Ultimately, there's always going to be an appetite for insurance in this space because it gives buyers the confidence their investment is protected. A captive structure offers the prospect of greater capital efficiency for multiple clients protecting the same risks and therefore the product should be cheaper for each of the ultimate insureds. So, it is an interesting proposal, but we are investigating whether this is plausible.
The idea would be that reinsurance plays quite a big role early on, as it does with lots of captives in the early stages — just because the capital requirements are such that you need to kind of de-risk as much as you can and capitalize it over time. You can move that reinsurance lever up or down however you see fit. We would also need to work with our colleagues in Specialty, who are extremely good at crafting the insurance protections required for reinsurance.
LB: There are some amazing innovations in the insurance market, such as captives, that I would love to explore. Things like the possibility of writing Insurance-Linked Securities off the back of this market, to allow insurers or other investors to get exposure without writing day-to-day in this line of business. Insurance has so many innovative opportunities when it comes to the carbon markets.
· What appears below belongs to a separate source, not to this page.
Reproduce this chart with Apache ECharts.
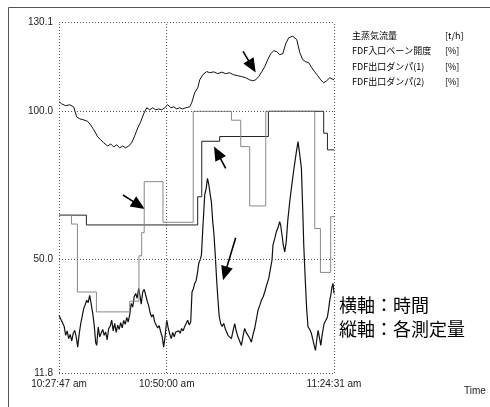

Insurance is critical for unlocking and scaling the voluntary carbon market but these are early days as Richard says. I think it's critical for the future that we explore different types of insurance, and the mechanisms for it, and this represents a significant opportunity for Gallagher Re and Nature Broking.
One of the things we are missing is those loss events, to give us a real understanding of how insurance should be priced in this market. But we are shooting at an ever-expanding target. Morgan Stanley has estimated that the voluntary market [i.e., the part that does not include compulsory schemes like the EU's Emissions Trading Scheme] is worth about USD2 billion today, but could be worth up to USD100 billion by 2030.3
Q: Richard, you've only been with Gallagher Re for about six months and it's obvious you've hit the ground running with your new Green Solutions group. Presumably, we can expect much more to come.
Yes, it's taken a little while for us to sort of shape our thinking on this, as well as Green Solutions associated with the energy transition and a global push for decarbonization and sustainability. The conclusion we have drawn is this: insurance solutions are going to cut across all product lines. This doesn't belong in any one place.
Our view is the industry needs to do more on training, educating, upskilling and adding to the workforce, if and where needed, but it doesn't need to cause wholesale shifts in teams or products. Ultimately, it's about understanding new products and technologies that are coming to market, but a lot of those have an existing (re)insurance home.
There are some, like carbon credits which are extremely niche and perhaps don't fit into one product offering, and those sit within our Green Solutions team to broke and service. We obviously talk to other broking teams around the company all the time, as well as Gallagher Re's climate and analytics teams. And of course, we talk to Gallagher Specialty's climate strategy and carbon insurance team, led by James Bosley, to make sure we are all joined-up.
Further, we are also talking a lot with our clients and partners in both insurance and reinsurance, around the education piece. We've started to engage with insurers to say, actually, here's where we would focus our time in the short term, the medium term, and further off, and so this is how you might navigate the next few years to 2030.
Ultimately, our message is simple: (Re)insuring the green transition might seem like a formidable challenge, but it doesn't need to be anywhere near as scary as it might appear from a protection point of view. The pace of investment coming into this space makes it feel a little daunting but there is no doubt it is also a huge opportunity.